Sunday Times picture editor and When Saturday Comes contributor Dermot Kavanagh is attempting to raise funds for the publication of “Different Class : Fashion, Football & Funk The Story of Laurie Cunningham”. Cunningham, one of the first black players to feature on England’s national squad, is recalled thusly by Kavanagh :

In a time when racist chants and bananas thrown at players from the crowd were common, Cunningham’s time at Leyton Orient and West Bromwich Albion changed how black players were perceived and paved the way for a new generation of black English footballers, but his name is largely forgotten today.

I have sketchy memories of watching Laurie Cunningham playing football for West Bromwich Albion on Match of the Day in the late 1970s when I was in my early teens. To my young mind he was cool and exciting and scored seemingly effortless goals while running rings round flat-footed defenders on muddy pitches. But just as soon as he had arrived he vanished and I didn’t think about him again for decades.

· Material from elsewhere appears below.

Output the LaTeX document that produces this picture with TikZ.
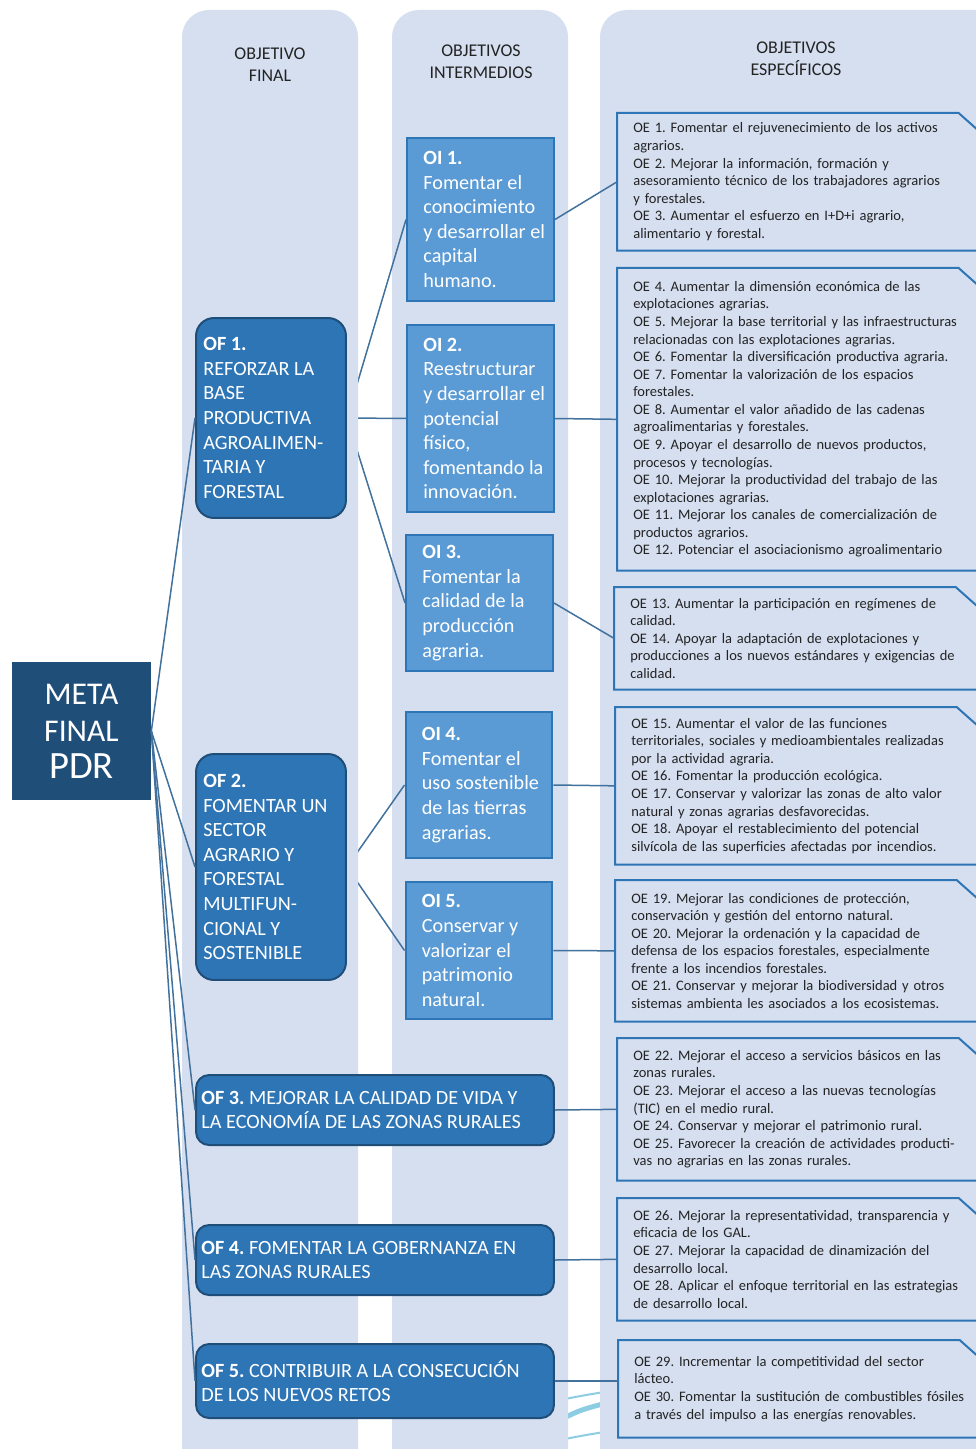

His parents arrived from Jamaica in the mid-1950s and settled in Finsbury Park then one of the poorest areas in the country. A tough and vibrant neighbourhood strewn with bomb-damaged houses from the War, it was home to a large black population by the end of the 1960s. As a boy he loved to dance and draw and grew into an exceptional athlete. A quiet and self-contained teenager who took care to dress well, he found expression in the fledgling soul scene that emerged out of pub back rooms and Soho dives. His simple grace and superb balance stood out as much on the dance floor as it did on the football pitch. A team mate from his first professional club Leyton Orient says of Cunningham “one of his major things was to be different, he didn’t want to be around footballers, he wanted to talk about fashion, dance, cinema, we’d go to the West End or go and have a look at the clothes on the King’s Road.”